Alberto Murray Neto, ex-membro do Comitê Olímpico Brasileiro (COB) e árbitro do Tribunal Arbitral do Esporte, em Lausanne

O professor da Unicamp cita ainda a poluição da Baía de Guanabara, onde serão realizadas provas de iatismo. “Por que não despoluir para o cidadão comum? Vamos despoluir temporariamente para provas de vela?”

Alguns defensores da realização dos Jogos no Brasil afirmam que certos investimentos, como a capacitação de mão-de-obra, permanecem depois de encerrado o evento. Zimmermann, porém, diz não concordar com essa avaliação.

“Pode acontecer, mas não vi acontecer nos Jogos Pan-Americanos. Faz parte exatamente da incrível incompetência das nossas autoridades esportivas em fazer políticas públicas que ampliem a participação”, afirma Zimmermann.

Exemplo

Segundo Murray, o Brasil deveria aprender com os erros cometidos durante os Jogos Pan-Americanos.

"Chegou o momento de a gente olhar os erros do Pan e garantir que não se repitam", diz. "O Rio precisa de resgate social. No Pan, nenhuma obra de infra-estrutura foi feita. O grande legado foi o superfaturamento de obras."

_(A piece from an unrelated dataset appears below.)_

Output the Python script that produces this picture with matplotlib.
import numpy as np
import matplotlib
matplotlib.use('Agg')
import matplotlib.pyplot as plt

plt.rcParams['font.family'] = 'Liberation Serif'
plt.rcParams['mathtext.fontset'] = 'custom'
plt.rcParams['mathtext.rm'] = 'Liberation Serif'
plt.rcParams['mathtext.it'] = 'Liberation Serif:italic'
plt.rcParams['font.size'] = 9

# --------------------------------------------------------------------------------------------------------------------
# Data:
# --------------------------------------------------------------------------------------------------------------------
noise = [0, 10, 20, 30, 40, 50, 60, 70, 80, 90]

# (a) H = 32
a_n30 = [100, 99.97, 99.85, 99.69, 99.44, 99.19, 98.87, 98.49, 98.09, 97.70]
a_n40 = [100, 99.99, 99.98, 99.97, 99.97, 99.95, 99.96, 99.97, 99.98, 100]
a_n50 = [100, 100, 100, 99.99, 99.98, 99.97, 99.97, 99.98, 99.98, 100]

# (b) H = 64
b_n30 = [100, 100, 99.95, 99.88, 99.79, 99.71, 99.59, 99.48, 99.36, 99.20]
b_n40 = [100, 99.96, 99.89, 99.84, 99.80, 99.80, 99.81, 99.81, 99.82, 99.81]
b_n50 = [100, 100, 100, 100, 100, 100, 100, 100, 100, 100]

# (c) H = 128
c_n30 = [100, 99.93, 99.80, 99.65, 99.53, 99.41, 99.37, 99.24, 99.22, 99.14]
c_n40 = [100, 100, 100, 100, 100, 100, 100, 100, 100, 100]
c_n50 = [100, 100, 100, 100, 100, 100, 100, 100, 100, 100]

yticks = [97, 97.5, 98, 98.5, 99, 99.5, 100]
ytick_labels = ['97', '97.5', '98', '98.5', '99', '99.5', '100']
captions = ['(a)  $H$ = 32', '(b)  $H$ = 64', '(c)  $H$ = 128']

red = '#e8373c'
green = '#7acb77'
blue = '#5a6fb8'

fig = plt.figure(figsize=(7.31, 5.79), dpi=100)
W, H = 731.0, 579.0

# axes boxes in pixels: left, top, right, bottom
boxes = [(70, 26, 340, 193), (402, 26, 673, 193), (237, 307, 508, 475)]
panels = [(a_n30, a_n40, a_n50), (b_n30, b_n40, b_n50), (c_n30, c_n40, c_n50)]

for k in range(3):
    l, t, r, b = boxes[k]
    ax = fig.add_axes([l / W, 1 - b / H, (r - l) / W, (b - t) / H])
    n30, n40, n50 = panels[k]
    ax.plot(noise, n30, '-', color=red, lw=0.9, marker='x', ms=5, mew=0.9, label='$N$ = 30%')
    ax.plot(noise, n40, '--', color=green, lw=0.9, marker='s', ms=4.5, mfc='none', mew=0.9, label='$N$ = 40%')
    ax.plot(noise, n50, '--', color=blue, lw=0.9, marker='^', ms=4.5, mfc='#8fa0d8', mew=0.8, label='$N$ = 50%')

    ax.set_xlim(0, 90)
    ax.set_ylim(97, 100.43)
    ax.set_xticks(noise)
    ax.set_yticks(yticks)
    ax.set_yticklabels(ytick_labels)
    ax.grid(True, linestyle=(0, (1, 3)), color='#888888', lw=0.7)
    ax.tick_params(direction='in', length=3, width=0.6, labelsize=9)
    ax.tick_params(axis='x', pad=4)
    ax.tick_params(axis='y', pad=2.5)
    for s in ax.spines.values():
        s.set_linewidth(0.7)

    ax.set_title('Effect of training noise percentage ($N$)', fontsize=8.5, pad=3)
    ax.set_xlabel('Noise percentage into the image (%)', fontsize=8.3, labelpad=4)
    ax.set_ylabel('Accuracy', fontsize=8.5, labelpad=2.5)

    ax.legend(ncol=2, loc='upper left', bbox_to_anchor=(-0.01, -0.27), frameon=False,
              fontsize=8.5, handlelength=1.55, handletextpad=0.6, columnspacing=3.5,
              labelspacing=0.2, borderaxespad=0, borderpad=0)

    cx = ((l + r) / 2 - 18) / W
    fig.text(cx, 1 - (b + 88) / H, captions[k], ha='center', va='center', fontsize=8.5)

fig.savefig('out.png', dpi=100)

O advogado afirma que, como a escolha da cidade já foi decidida, o melhor agora é garantir que todos os gastos sejam feitos de forma transparente.

"Amanhã mesmo, o Comitê Olímpico e o governo deveriam criar um site para escancarar as contas desses Jogos", diz.

Esporte

De acordo com Murray, as obras precisam estar atreladas a um programa de recuperação social do Rio, e os governos deveriam aproveitar o momento para criar uma política de esporte de longo prazo.

"É preciso fazer escolinhas, criar uma mentalidade olímpica, criar um marco regulatório para o esporte", afirma o advogado.

O economista da Unicamp também critica o que considera a falta de políticas para o esporte no Brasil.

“Temos uma tremenda concentração de atletas, que são preparados normalmente por organizações privadas, concentrados na Região Sudeste. Mas falta uma política pública para preparar atletas das outras unidades da Federação”, diz Zimmermann.

“Se for para fazer a Olimpíada e ter todas essas iniciativas, seria absolutamente saudável. Mas não vi e não vejo nenhuma declaração de dirigentes no sentido de alterar as políticas públicas”, afirma.